Greater interdependency found in rice-growing regions
People living in the rice-growing regions of southern China are more interdependent, loyal, and nepotistic, and less likely to divorce than their counterparts in the wheat-growing regions north of the Yangtze, according to a study published in the journal Science.
Han Chinese students from various regions in the country underwent a series of tests, including the ‘triad task’, which shows subjects lists of three items, such as train, bus, and tracks. They then decide which two items should be paired together. Two of the items (trains and buses) can be paired because they belong to the same category (trains and buses are forms of transport), and two (trains and tracks) because they share a functional relationship (trains run on tracks). Participants from rice-growing regions were more likely to pair the train and the track, whereas those from wheat-growing regions tended to pair the train and the bus.
The so-called ‘rice theory’ is an extension of subsistence style theory, which argues that some forms of subsistence (such as farming) require more functional interdependence than other forms (such as herding).
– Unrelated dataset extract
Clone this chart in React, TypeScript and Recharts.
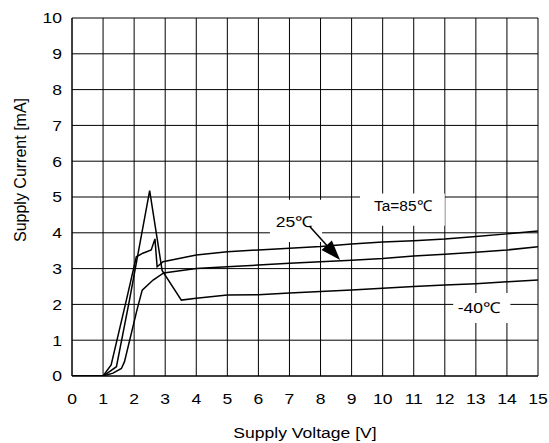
import React from "react";
import {
  LineChart,
  Line,
  XAxis,
  YAxis,
  CartesianGrid,
  ReferenceDot,
  ReferenceLine,
  ReferenceArea,
  Label,
} from "recharts";

// Supply current vs supply voltage, three ambient temperatures
const ta85V = [0, 1.0, 1.26, 1.75, 2.07, 2.28, 2.55, 2.67, 2.74, 2.93, 4, 5, 6, 7, 8, 9, 10, 11, 12, 13, 14, 15];
const ta85I = [0, 0, 0.31, 2.12, 3.33, 3.43, 3.52, 3.83, 3.05, 3.19, 3.38, 3.47, 3.52, 3.57, 3.62, 3.69, 3.74, 3.78, 3.83, 3.9, 3.97, 4.05];

const ta25V = [0, 1.0, 1.32, 1.59, 1.69, 2.09, 2.26, 2.61, 2.95, 4, 5, 6, 7, 8, 9, 10, 11, 12, 13, 14, 15];
const ta25I = [0, 0, 0.08, 0.21, 0.4, 1.84, 2.4, 2.68, 2.88, 3.0, 3.05, 3.1, 3.15, 3.19, 3.23, 3.28, 3.35, 3.4, 3.46, 3.52, 3.61];

const taM40V = [0, 1.0, 1.15, 1.43, 1.85, 2.5, 2.9, 3.52, 4, 5, 6, 7, 8, 9, 10, 11, 12, 13, 14, 15];
const taM40I = [0, 0, 0.09, 0.26, 2.12, 5.18, 2.95, 2.12, 2.17, 2.26, 2.27, 2.32, 2.36, 2.4, 2.45, 2.5, 2.54, 2.58, 2.63, 2.68];

const xTicks = [0, 1, 2, 3, 4, 5, 6, 7, 8, 9, 10, 11, 12, 13, 14, 15];
const yTicks = [0, 1, 2, 3, 4, 5, 6, 7, 8, 9, 10];

const toPoints = (vs: number[], is: number[]) => vs.map((v, i) => ({ v, i: is[i] }));

const series = [
  { name: "Ta=85℃", data: toPoints(ta85V, ta85I) },
  { name: "25℃", data: toPoints(ta25V, ta25I) },
  { name: "-40℃", data: toPoints(taM40V, taM40I) },
];

const FONT = "'Liberation Sans', Arial, sans-serif";
const FS = 15;
const SX = 1.17; // the original artwork's text is a bit wide

const WideText = ({ x, y, anchor, dy, sx = SX, children }: any) => (
  <text
    transform={`translate(${x} ${y}) scale(${sx} 1)`}
    x={0}
    y={0}
    dy={dy}
    textAnchor={anchor}
    fontFamily={FONT}
    fontSize={FS}
    fill="#000"
  >
    {children}
  </text>
);

const XTick = (p: any) => (
  <WideText x={p.x} y={p.y} anchor="middle" dy="0.71em">
    {p.payload.value}
  </WideText>
);

const YTick = (p: any) => (
  <WideText x={p.x} y={p.y} anchor="end" dy="0.36em">
    {p.payload.value}
  </WideText>
);

const textMark = (text: string, sx = SX) => (props: any) => (
  <WideText x={props.cx} y={props.cy} anchor="middle" dy="0.36em" sx={sx}>
    {text}
  </WideText>
);

const Arrow = (props: any) => {
  const { x1, y1, x2, y2 } = props;
  const ang = Math.atan2(y2 - y1, x2 - x1);
  const len = 20;
  const half = 7;
  const bx = x2 - len * Math.cos(ang);
  const by = y2 - len * Math.sin(ang);
  const px = -Math.sin(ang) * half;
  const py = Math.cos(ang) * half;
  return (
    <g>
      <line x1={x1} y1={y1} x2={bx} y2={by} stroke="#000" strokeWidth={1.5} />
      <polygon points={`${x2},${y2} ${bx + px},${by + py} ${bx - px},${by - py}`} fill="#000" />
    </g>
  );
};

const App = () => {
  return (
    <div style={{ position: "absolute", left: 0, top: 0 }}>
      <LineChart
        width={549}
        height={443}
        margin={{ top: 18, right: 11, bottom: 37, left: 32 }}
      >
        <CartesianGrid stroke="#000" strokeWidth={1} />
        <XAxis
          type="number"
          dataKey="v"
          domain={[0, 15]}
          ticks={xTicks}
          interval={0}
          allowDataOverflow
          height={30}
          axisLine={{ stroke: "#000" }}
          tickLine={false}
          tickSize={0}
          tickMargin={17}
          tick={<XTick />}
        >
          <Label
            content={(p: any) => {
              const vb = p.viewBox;
              return (
                <WideText x={vb.x + vb.width / 2} y={vb.y + 62} anchor="middle" dy={0}>
                  Supply Voltage [V]
                </WideText>
              );
            }}
          />
        </XAxis>
        <YAxis
          type="number"
          dataKey="i"
          domain={[0, 10]}
          ticks={yTicks}
          interval={0}
          allowDataOverflow
          width={40}
          axisLine={{ stroke: "#000" }}
          tickLine={false}
          tickSize={0}
          tickMargin={10}
          tick={<YTick />}
        >
          <Label
            content={(p: any) => {
              const vb = p.viewBox;
              const x = vb.x - 12;
              const y = vb.y + 152;
              return (
                <text
                  x={x}
                  y={y}
                  transform={`rotate(-90 ${x} ${y})`}
                  textAnchor="middle"
                  dominantBaseline="central"
                  fontFamily={FONT}
                  fontSize={16}
                  fill="#000"
                >
                  Supply Current [mA]
                </text>
              );
            }}
          />
        </YAxis>
        {/* white panels behind the curve labels */}
        <ReferenceArea x1={9.27} x2={12.0} y1={4.2} y2={5.1} fill="#fff" fillOpacity={1} stroke="none" />
        <ReferenceArea x1={6.37} x2={8.05} y1={3.74} y2={4.92} fill="#fff" fillOpacity={1} stroke="none" />
        <ReferenceArea x1={12.27} x2={14.11} y1={1.48} y2={2.32} fill="#fff" fillOpacity={1} stroke="none" />
        {series.map((s) => (
          <Line
            key={s.name}
            name={s.name}
            data={s.data}
            dataKey="i"
            type="linear"
            stroke="#000"
            strokeWidth={1.5}
            dot={false}
            activeDot={false}
            isAnimationActive={false}
          />
        ))}
        <ReferenceLine
          segment={[
            { x: 7.66, y: 4.17 },
            { x: 8.63, y: 3.24 },
          ]}
          shape={Arrow}
        />
        <ReferenceDot x={10.65} y={4.76} r={0} shape={textMark("Ta=85℃", 1.03)} />
        <ReferenceDot x={7.15} y={4.3} r={0} shape={textMark("25℃")} />
        <ReferenceDot x={13.1} y={1.91} r={0} shape={textMark("-40℃")} />
      </LineChart>
    </div>
  );
};

export default App;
Over time, societies that have to cooperate intensely become more interdependent, whereas societies that do not have to depend on each other as much become more individualistic. Previous studies have tended to focus on farming versus herding rather than differences between types of farming.
The two major differences between farming rice and wheat are irrigation and labour. Rice paddies require the construction and maintenance of elaborate irrigation systems, in turn requiring cooperation between farmers – often at village level. Farmers also need to coordinate their use of water so as not to adversely affect the supplies of their neighbours. Overall, growing paddy rice is at least twice as labour intensive as wheat farming.
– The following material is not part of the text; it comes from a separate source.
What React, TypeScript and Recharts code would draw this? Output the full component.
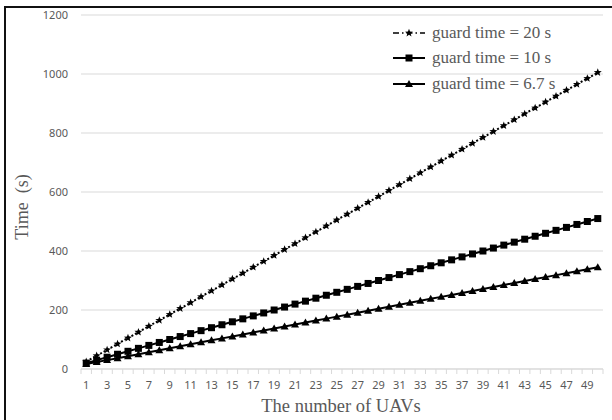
import React from 'react';
import { LineChart, Line, XAxis, YAxis, CartesianGrid } from 'recharts';

// number of UAVs (categories)
const categories = [
  1, 2, 3, 4, 5, 6, 7, 8, 9, 10, 11, 12, 13, 14, 15, 16, 17, 18, 19, 20, 21, 22, 23, 24, 25,
  26, 27, 28, 29, 30, 31, 32, 33, 34, 35, 36, 37, 38, 39, 40, 41, 42, 43, 44, 45, 46, 47, 48, 49, 50,
];

// time (s) for guard time = 20 s
const guard20 = [
  25, 45, 65, 85, 105, 125, 145, 165, 185, 205, 225, 245, 265, 285, 305, 325, 345, 365, 385, 405,
  425, 445, 465, 485, 505, 525, 545, 565, 585, 605, 625, 645, 665, 685, 705, 725, 745, 765, 785, 805,
  825, 845, 865, 885, 905, 925, 945, 965, 985, 1005,
];

// time (s) for guard time = 10 s
const guard10 = [
  20, 30, 40, 50, 60, 70, 80, 90, 100, 110, 120, 130, 140, 150, 160, 170, 180, 190, 200, 210,
  220, 230, 240, 250, 260, 270, 280, 290, 300, 310, 320, 330, 340, 350, 360, 370, 380, 390, 400, 410,
  420, 430, 440, 450, 460, 470, 480, 490, 500, 510,
];

// time (s) for guard time = 6.7 s
const guard67 = [
  16.7, 23.4, 30.1, 36.8, 43.5, 50.2, 56.9, 63.6, 70.3, 77, 83.7, 90.4, 97.1, 103.8, 110.5, 117.2,
  123.9, 130.6, 137.3, 144, 150.7, 157.4, 164.1, 170.8, 177.5, 184.2, 190.9, 197.6, 204.3, 211,
  217.7, 224.4, 231.1, 237.8, 244.5, 251.2, 257.9, 264.6, 271.3, 278, 284.7, 291.4, 298.1, 304.8,
  311.5, 318.2, 324.9, 331.6, 338.3, 345,
];

const yTicks = [0, 200, 400, 600, 800, 1000, 1200];
const seriesNames = ['guard time = 20 s', 'guard time = 10 s', 'guard time = 6.7 s'];

const data = categories.map((n, i) => ({
  n,
  g20: guard20[i],
  g10: guard10[i],
  g67: guard67[i],
}));

const W = 612;
const H = 420;
const PLOT_LEFT = 81;
const PLOT_RIGHT = 9;
const PLOT_W = W - PLOT_LEFT - PLOT_RIGHT;
const GREY = '#595959';
const TICK_FONT = '"Noto Sans", sans-serif';
const SERIF = '"Liberation Serif", "Times New Roman", serif';

const Star = ({ cx, cy, size = 4.2 }: { cx: number; cy: number; size?: number }) => {
  const pts: string[] = [];
  for (let k = 0; k < 10; k++) {
    const r = k % 2 === 0 ? size : size * 0.42;
    const a = -Math.PI / 2 + (k * Math.PI) / 5;
    pts.push(`${cx + r * Math.cos(a)},${cy + r * Math.sin(a)}`);
  }
  return <polygon points={pts.join(' ')} fill="#000" />;
};

const StarDot = (props: any) => {
  const { cx, cy } = props;
  if (cx == null || cy == null) return null;
  return <Star cx={cx} cy={cy} />;
};

const SquareDot = (props: any) => {
  const { cx, cy } = props;
  if (cx == null || cy == null) return null;
  return <rect x={cx - 3.5} y={cy - 3.5} width={7} height={7} fill="#000" />;
};

const TriDot = (props: any) => {
  const { cx, cy } = props;
  if (cx == null || cy == null) return null;
  return <polygon points={`${cx},${cy - 4} ${cx + 4},${cy + 3} ${cx - 4},${cy + 3}`} fill="#000" />;
};

const XTick = (props: any) => {
  const { x, y, payload, index } = props;
  const half = PLOT_W / categories.length / 2;
  const isLast = index === categories.length - 1;
  return (
    <g>
      <line x1={x - half} x2={x - half} y1={y} y2={y + 5} stroke="#d9d9d9" />
      {isLast && <line x1={x + half} x2={x + half} y1={y} y2={y + 5} stroke="#d9d9d9" />}
      {payload.value % 2 === 1 && (
        <text x={x} y={y + 20} textAnchor="middle" fill={GREY} fontSize={11} fontFamily={TICK_FONT}>
          {payload.value}
        </text>
      )}
    </g>
  );
};

const LegendBox = () => {
  const sym = [
    (
      <svg width={32} height={12}>
        <line x1={0} x2={32} y1={6} y2={6} stroke="#000" strokeWidth={1.5} strokeDasharray="6 3 1.5 3" />
        <Star cx={16} cy={6} />
      </svg>
    ),
    (
      <svg width={32} height={12}>
        <line x1={0} x2={32} y1={6} y2={6} stroke="#000" strokeWidth={2} />
        <rect x={12.5} y={2.5} width={7} height={7} fill="#000" />
      </svg>
    ),
    (
      <svg width={32} height={12}>
        <line x1={0} x2={32} y1={6} y2={6} stroke="#000" strokeWidth={2} />
        <polygon points="16,2 20,9 12,9" fill="#000" />
      </svg>
    ),
  ];
  return (
    <div style={{ position: 'absolute', left: 393, top: 20 }}>
      {seriesNames.map((name, i) => (
        <div key={name} style={{ display: 'flex', alignItems: 'center', height: 25.5 }}>
          {sym[i]}
          <span style={{ marginLeft: 7, fontFamily: SERIF, fontSize: 17, color: GREY, lineHeight: '20px', whiteSpace: 'pre' }}>
            {name}
          </span>
        </div>
      ))}
    </div>
  );
};

export default function App() {
  return (
    <div style={{ position: 'fixed', left: 0, top: 0, width: W, height: H, background: '#fff' }}>
      <div style={{ position: 'absolute', left: 4, top: 6, width: W - 4, height: 1.5, background: '#111' }} />
      <div style={{ position: 'absolute', left: 4, top: 6, width: 1.5, height: H - 6, background: '#111' }} />
      <div style={{ position: 'absolute', left: 0, top: 0 }}>
        <LineChart width={W} height={H} data={data} margin={{ top: 15, right: PLOT_RIGHT, left: 0, bottom: 0 }}>
          <CartesianGrid vertical={false} stroke="#d9d9d9" />
          <XAxis
            dataKey="n"
            type="number"
            domain={[0.5, 50.5]}
            ticks={categories}
            interval={0}
            height={51}
            tickSize={0}
            tickMargin={0}
            tickLine={false}
            axisLine={{ stroke: '#d9d9d9' }}
            tick={<XTick />}
          />
          <YAxis
            domain={[0, 1200]}
            ticks={yTicks}
            width={PLOT_LEFT}
            axisLine={false}
            tickLine={false}
            tickSize={0}
            tickMargin={13}
            tick={{ fill: GREY, fontSize: 11, fontFamily: TICK_FONT }}
          />
          <Line
            dataKey="g20"
            stroke="#000"
            strokeWidth={2}
            strokeDasharray="2 2"
            dot={<StarDot />}
            isAnimationActive={false}
          />
          <Line dataKey="g10" stroke="#000" strokeWidth={2} dot={<SquareDot />} isAnimationActive={false} />
          <Line dataKey="g67" stroke="#000" strokeWidth={2} dot={<TriDot />} isAnimationActive={false} />
        </LineChart>
      </div>
      <LegendBox />
      <div
        style={{
          position: 'absolute',
          left: 22,
          top: 207,
          transform: 'translate(-50%, -50%) rotate(-90deg)',
          fontFamily: SERIF,
          fontSize: 18,
          color: GREY,
          whiteSpace: 'pre',
        }}
      >
        {'Time  (s)'}
      </div>
      <div
        style={{
          position: 'absolute',
          left: 341,
          top: 406,
          transform: 'translate(-50%, -50%)',
          fontFamily: SERIF,
          fontSize: 18.5,
          color: GREY,
          whiteSpace: 'pre',
        }}
      >
        The number of UAVs
      </div>
    </div>
  );
}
The rice theory predicts that a Unus pro omnibus, omnes pro uno mentality will apply to anybody living in a region where rice has been farmed for thousands of years, not just those directly involved with its production. This prediction was borne out by the study, as few if any of the participants had actually farmed rice or wheat for a living.
My feelings are that while this is an interesting study, one should always be cautious about cultural determinism.
1. Talhelm, T. et al., Large-Scale Psychological Differences Within China Explained by Rice Versus Wheat Agriculture. Science 344, 603-608 (2014).